Etape 1 - Situation avant la repression
 

En rédigeant ces textes de lois, on prit soin de ne pas porter atteinte aux intérêts tenus pour légitimes d'autres groupes sociaux. Le Harrison Act, par exemple, était formulé de telle manière qu'il permettait au personnel médical de continuer à utiliser la morphine et les autres dérivés de l'opium pour soulager la douleur ou pour toute autre fin qui semblait justifiée d'un point de vue médical. Cette loi était en outre exprimée en des termes qui lui évitaient d'entrer en contradiction avec les dispositions constitutionnelles confiant les pouvoirs de police aux divers Etats. En raison de cette contrainte, la loi fut présentée comme une mesure fiscale: elle taxait les pourvoyeurs de drogue non agréés à un taux exorbitant, tandis qu'elle autorisait les fournisseurs agréés (principalement les médecins, les dentistes, les vétérinaires et les pharmaciens) à ne payer qu'une taxe symbolique. En dépit de cette présentation, le Harrison Act était bel et bien une loi de police, et c'est bien ainsi que l'interprétèrent ceux qui reçurent mandat de l'appliquer. Une des conséquences de l'adoption de cette loi fut la création, en 1930, au Treasury Department [Ministère des Finances] d'un Federal Bureau of Narcotics [Office fédéral des stupéfiants].

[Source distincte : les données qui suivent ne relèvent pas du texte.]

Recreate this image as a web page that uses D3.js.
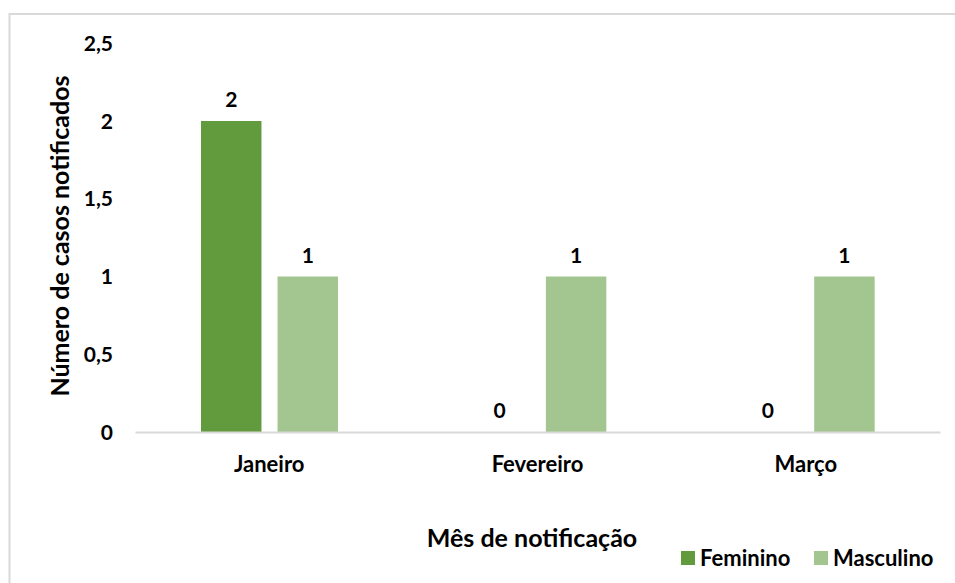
<!DOCTYPE html>
<html>
<head>
<meta charset="utf-8">
<script src="https://cdn.jsdelivr.net/npm/d3@7"></script>
<style>
  body { margin: 0; background: #fff; }
  text { font-family: Lato, "Open Sans", sans-serif; font-weight: 700; fill: #000; }
</style>
</head>
<body>
<div id="chart"></div>
<script>
const months = ['Janeiro', 'Fevereiro', 'Março'];
const seriesNames = ['Feminino', 'Masculino'];
const feminino = [2, 0, 0];
const masculino = [1, 1, 1];
const yTicks = [0, 0.5, 1, 1.5, 2, 2.5];

const colors = { Feminino: '#629a3e', Masculino: '#a3c58f' };

const W = 955;
const H = 583;

const svg = d3.select('#chart').append('svg')
    .attr('width', W)
    .attr('height', H);

// outer chart frame
svg.append('rect')
    .attr('x', 9.5)
    .attr('y', 14)
    .attr('width', W + 10)
    .attr('height', H + 10)
    .attr('fill', '#fff')
    .attr('stroke', '#d9d9d9')
    .attr('stroke-width', 2);

const x = d3.scaleBand()
    .domain(months)
    .range([135, 940]);

const x1 = d3.scaleBand()
    .domain(seriesNames)
    .range([66, 203])
    .paddingInner(0.21);

const y = d3.scaleLinear()
    .domain([0, 2.5])
    .range([432, 43.25]);

const rows = months.map((m, i) => ({
  month: m,
  values: [
    { name: 'Feminino', value: feminino[i] },
    { name: 'Masculino', value: masculino[i] },
  ],
}));

// y tick labels (no axis line)
const fmt = d3.format('.1~f');
svg.append('g')
  .selectAll('text')
    .data(yTicks)
  .enter()
    .append('text')
    .attr('x', 113)
    .attr('y', (d) => y(d))
    .attr('dy', '0.36em')
    .attr('text-anchor', 'end')
    .style('font-size', '21px')
    .text((d) => fmt(d).replace('.', ','));

const group = svg.selectAll('.month')
    .data(rows)
  .enter()
    .append('g')
    .attr('class', 'month')
    .attr('transform', (d) => `translate(${x(d.month)},0)`);

group.selectAll('rect')
    .data((d) => d.values)
  .enter()
    .append('rect')
    .attr('x', (d) => x1(d.name))
    .attr('width', x1.bandwidth())
    .attr('y', (d) => y(d.value))
    .attr('height', (d) => y(0) - y(d.value))
    .style('fill', (d) => colors[d.name]);

group.selectAll('.lbl')
    .data((d) => d.values)
  .enter()
    .append('text')
    .attr('class', 'lbl')
    .attr('x', (d) => x1(d.name) + x1.bandwidth() / 2)
    .attr('y', (d) => y(d.value) - 14)
    .attr('text-anchor', 'middle')
    .style('font-size', '21px')
    .text((d) => d.value);

// x axis
const xAxis = d3.axisBottom(x).tickSize(0).tickPadding(24);
const gx = svg.append('g')
    .attr('transform', `translate(0,${y(0)})`)
    .call(xAxis);
gx.select('.domain').attr('stroke', '#d9d9d9').attr('stroke-width', 2);
gx.selectAll('text')
    .style('font-size', '22px')
    .style('font-family', 'Lato, "Open Sans", sans-serif')
    .style('font-weight', '700');

// axis titles
svg.append('text')
    .attr('x', 532)
    .attr('y', 547)
    .attr('text-anchor', 'middle')
    .style('font-size', '25px')
    .text('Mês de notificação');

svg.append('text')
    .attr('transform', 'translate(69,236) rotate(-90)')
    .attr('text-anchor', 'middle')
    .style('font-size', '25px')
    .text('Número de casos notificados');

// legend
const legendX = { Feminino: 681, Masculino: 814 };
const legend = svg.selectAll('.legend')
    .data(seriesNames)
  .enter()
    .append('g')
    .attr('class', 'legend')
    .attr('transform', (d) => `translate(${legendX[d]},551)`);

legend.append('rect')
    .attr('width', 14)
    .attr('height', 14)
    .style('fill', (d) => colors[d]);

legend.append('text')
    .attr('x', 19)
    .attr('y', 7)
    .attr('dy', '0.36em')
    .style('font-size', '22px')
    .text((d) => d);
</script>
</body>
</html>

Les mêmes valeurs qui ont entraîné l'interdiction de l'usage de l'alcool et des drogues opiacées auraient évidemment pu s'appliquer au cas de la Marijuana, et il semble que, logiquement, c'est ce qui aurait dû se passer. Pourtant, les quelques témoignages sur l'usage de la marijuana que j'ai recueillis auprès de personnes ayant connu la fin des années vingt et le début des années trente me conduisent à penser qu'on ne faisait respecter les lois locales existant alors que de manière relativement laxiste. Bien sûr, c'était l'époque de la prohibition et la police avait des problèmes plus urgents à traiter. Ni la population ni les agents de la répression semblent avoir considéré l'usage de la marijuana comme un problème sérieux. Si tant est qu'ils aient fait attention à cet usage, ils estimaient probablement qu'il ne méritait pas qu'on s'active pour le réprimer. Il y a d'ailleurs un indice de ce laxisme: le prix de la marijuana semble avoir été beaucoup plus bas avant le vote de la loi fédérale, ce qui indique que la vente n'en était pas très risquée, et donc que la répression n'était pas sérieusement entreprise.

Même le Treasury Department, dans son rapport sur l'année 1931, minimisait l'importance du problème :

“ Les articles que les journaux consacrent périodiquement aux conséquences funestes des usages anormaux de la marijuana—ou chanvre indien—ont soulevé un grand intérêt dans le public, et l'on a prêté aux cas particuliers d'usage de la drogue qui ont été rapportés plus d'attention qu'ils n'en auraient reçu sans cela. Cette publicité tend à exagérer l'extension du mal et accrédite l'idée que les usages normaux de la drogue atteignent des proportions alarmantes, alors que l'augmentation réelle de sa diffusion n'a peut-être pas été excessivement forte ”.